● **Problem**
Write out the listing below without alteration, omitting its pictures.

● **Dataset extract**
--

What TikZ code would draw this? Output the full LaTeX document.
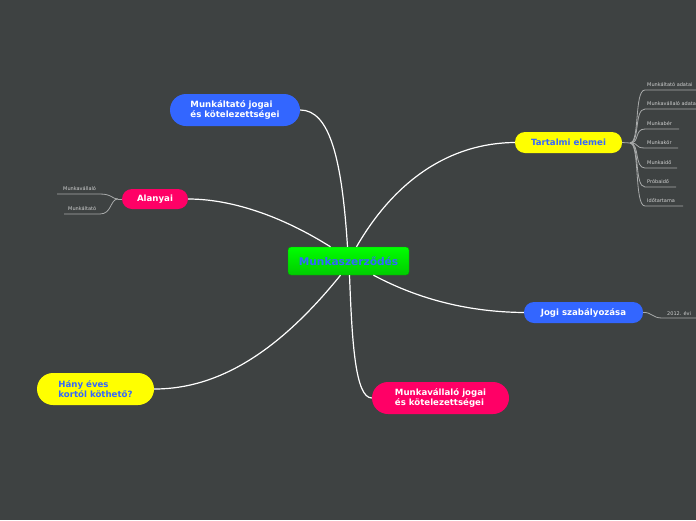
\documentclass[tikz,border=0pt]{standalone}
\usepackage{fontspec}
\setmainfont{DejaVu Sans}
\usetikzlibrary{positioning}
\definecolor{mybg}{RGB}{62,66,66}
\definecolor{myblue}{RGB}{51,102,255}
\definecolor{mypink}{RGB}{255,0,102}
\definecolor{myyellow}{RGB}{255,255,0}
\colorlet{mygreen}{green!80!black}
\colorlet{myleaf}{white!75!mybg}
\colorlet{myleafline}{white!55!mybg}

\begin{document}
\begin{tikzpicture}[x=1pt,y=-1pt,
    topic/.style={rounded corners=#1,inner sep=0pt,align=left,font=\bfseries\fontsize{8.6}{10}\selectfont},
    bluetopic/.style={topic=#1,fill=myblue,text=white},
    pinktopic/.style={topic=#1,fill=mypink,text=white},
    yellowtopic/.style={topic=#1,fill=myyellow,text=myblue},
    branch/.style={white,line width=1.2pt},
    twig/.style={myleafline,line width=0.8pt},
    leaf/.style={text=myleaf,font=\fontsize{5}{6}\selectfont,inner sep=0pt,anchor=base west}]
    \fill[mybg] (0,0) rectangle (696,520);
    \useasboundingbox (0,0) rectangle (696,520);
    \clip (0,0) rectangle (696,520);
    % central topic
    \node[rounded corners=3pt,top color=green,bottom color=mygreen,draw=mygreen!80!black,
      minimum width=121pt,minimum height=28pt,text=myblue,font=\bfseries\fontsize{10.6}{12}\selectfont]
      (main) at (348.5,261) {Munkaszerződés};
    % main topics
    \node[bluetopic=16pt,minimum width=130pt,minimum height=32pt] (mjog) at (235,110)
      {Munkáltató jogai\\és kötelezettségei};
    \node[pinktopic=10pt,minimum width=66pt,minimum height=20pt] (alany) at (155,199) {Alanyai};
    \node[yellowtopic=16pt,minimum width=117pt,minimum height=32pt] (hany) at (95.5,389)
      {Hány éves\\kortól köthető?};
    \node[pinktopic=16pt,minimum width=137pt,minimum height=32pt] (vjog) at (440.5,398)
      {Munkavállaló jogai\\és kötelezettségei};
    \node[yellowtopic=10pt,minimum width=107pt,minimum height=21pt] (tart) at (568.5,142.5) {Tartalmi elemei};
    \node[bluetopic=10pt,minimum width=119pt,minimum height=21pt] (jogi) at (583.5,312.5) {Jogi szabályozása};
    % branches
    \draw[branch] ([xshift=-1pt]main.north) .. controls (342,160) and (330,110) .. (mjog.east);
    \draw[branch] ([xshift=-18pt]main.north) .. controls (280,215) and (230,199) .. (alany.east);
    \draw[branch] ([xshift=8pt]main.north) .. controls (395,180) and (450,143) .. (tart.west);
    \draw[branch] ([xshift=25pt]main.south) .. controls (420,300) and (470,312) .. (jogi.west);
    \draw[branch] ([xshift=-8pt]main.south) .. controls (280,350) and (220,389) .. (hany.east);
    \draw[branch] ([xshift=1pt]main.south) .. controls (352,340) and (355,398) .. (vjog.west);
    % Tartalmi elemei
    \coordinate (tfork) at (630,143);
    \draw[twig] (tart.east) -- (tfork);
    \foreach \Y/\E/\T in {90/700/Munkáltató adatai,109/700/Munkavállaló adatai,129/679/Munkabér,
      148/678/Munkakör,168/677/Munkaidő,187/676/Próbaidő,206/683/Időtartama}
    {\draw[twig] (tfork) .. controls (640,143) and (634,\Y) .. (645,\Y) -- (\E,\Y);
    \node[leaf] at (647,\Y-4) {\T};}
    % Alanyai
    \coordinate (afork) at (118,199);
    \draw[twig] (alany.west) -- (afork);
    \draw[twig] (afork) .. controls (112,199) and (112,194) .. (100,194) -- (57,194);
    \node[leaf] at (63,190) {Munkavállaló};
    \draw[twig] (afork) .. controls (110,199) and (112,214) .. (100,214) -- (64,214);
    \node[leaf] at (68,210) {Munkáltató};
    % Jogi szabályozása
    \draw[twig] (jogi.east) .. controls (652,312) and (652,318) .. (662,318) -- (700,318);
    \node[leaf] at (667,315) {2012. évi};
\end{tikzpicture}
\end{document}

--

● **Solution to this task**
What TikZ code would draw this? Output the full LaTeX document.
\documentclass[tikz,border=0pt]{standalone}
\usepackage{fontspec}
\setmainfont{DejaVu Sans}
\usetikzlibrary{positioning}
\definecolor{mybg}{RGB}{62,66,66}
\definecolor{myblue}{RGB}{51,102,255}
\definecolor{mypink}{RGB}{255,0,102}
\definecolor{myyellow}{RGB}{255,255,0}
\colorlet{mygreen}{green!80!black}
\colorlet{myleaf}{white!75!mybg}
\colorlet{myleafline}{white!55!mybg}

\begin{document}
\begin{tikzpicture}[x=1pt,y=-1pt,
    topic/.style={rounded corners=#1,inner sep=0pt,align=left,font=\bfseries\fontsize{8.6}{10}\selectfont},
    bluetopic/.style={topic=#1,fill=myblue,text=white},
    pinktopic/.style={topic=#1,fill=mypink,text=white},
    yellowtopic/.style={topic=#1,fill=myyellow,text=myblue},
    branch/.style={white,line width=1.2pt},
    twig/.style={myleafline,line width=0.8pt},
    leaf/.style={text=myleaf,font=\fontsize{5}{6}\selectfont,inner sep=0pt,anchor=base west}]
    \fill[mybg] (0,0) rectangle (696,520);
    \useasboundingbox (0,0) rectangle (696,520);
    \clip (0,0) rectangle (696,520);
    % central topic
    \node[rounded corners=3pt,top color=green,bottom color=mygreen,draw=mygreen!80!black,
      minimum width=121pt,minimum height=28pt,text=myblue,font=\bfseries\fontsize{10.6}{12}\selectfont]
      (main) at (348.5,261) {Munkaszerződés};
    % main topics
    \node[bluetopic=16pt,minimum width=130pt,minimum height=32pt] (mjog) at (235,110)
      {Munkáltató jogai\\és kötelezettségei};
    \node[pinktopic=10pt,minimum width=66pt,minimum height=20pt] (alany) at (155,199) {Alanyai};
    \node[yellowtopic=16pt,minimum width=117pt,minimum height=32pt] (hany) at (95.5,389)
      {Hány éves\\kortól köthető?};
    \node[pinktopic=16pt,minimum width=137pt,minimum height=32pt] (vjog) at (440.5,398)
      {Munkavállaló jogai\\és kötelezettségei};
    \node[yellowtopic=10pt,minimum width=107pt,minimum height=21pt] (tart) at (568.5,142.5) {Tartalmi elemei};
    \node[bluetopic=10pt,minimum width=119pt,minimum height=21pt] (jogi) at (583.5,312.5) {Jogi szabályozása};
    % branches
    \draw[branch] ([xshift=-1pt]main.north) .. controls (342,160) and (330,110) .. (mjog.east);
    \draw[branch] ([xshift=-18pt]main.north) .. controls (280,215) and (230,199) .. (alany.east);
    \draw[branch] ([xshift=8pt]main.north) .. controls (395,180) and (450,143) .. (tart.west);
    \draw[branch] ([xshift=25pt]main.south) .. controls (420,300) and (470,312) .. (jogi.west);
    \draw[branch] ([xshift=-8pt]main.south) .. controls (280,350) and (220,389) .. (hany.east);
    \draw[branch] ([xshift=1pt]main.south) .. controls (352,340) and (355,398) .. (vjog.west);
    % Tartalmi elemei
    \coordinate (tfork) at (630,143);
    \draw[twig] (tart.east) -- (tfork);
    \foreach \Y/\E/\T in {90/700/Munkáltató adatai,109/700/Munkavállaló adatai,129/679/Munkabér,
      148/678/Munkakör,168/677/Munkaidő,187/676/Próbaidő,206/683/Időtartama}
    {\draw[twig] (tfork) .. controls (640,143) and (634,\Y) .. (645,\Y) -- (\E,\Y);
    \node[leaf] at (647,\Y-4) {\T};}
    % Alanyai
    \coordinate (afork) at (118,199);
    \draw[twig] (alany.west) -- (afork);
    \draw[twig] (afork) .. controls (112,199) and (112,194) .. (100,194) -- (57,194);
    \node[leaf] at (63,190) {Munkavállaló};
    \draw[twig] (afork) .. controls (110,199) and (112,214) .. (100,214) -- (64,214);
    \node[leaf] at (68,210) {Munkáltató};
    % Jogi szabályozása
    \draw[twig] (jogi.east) .. controls (652,312) and (652,318) .. (662,318) -- (700,318);
    \node[leaf] at (667,315) {2012. évi};
\end{tikzpicture}
\end{document}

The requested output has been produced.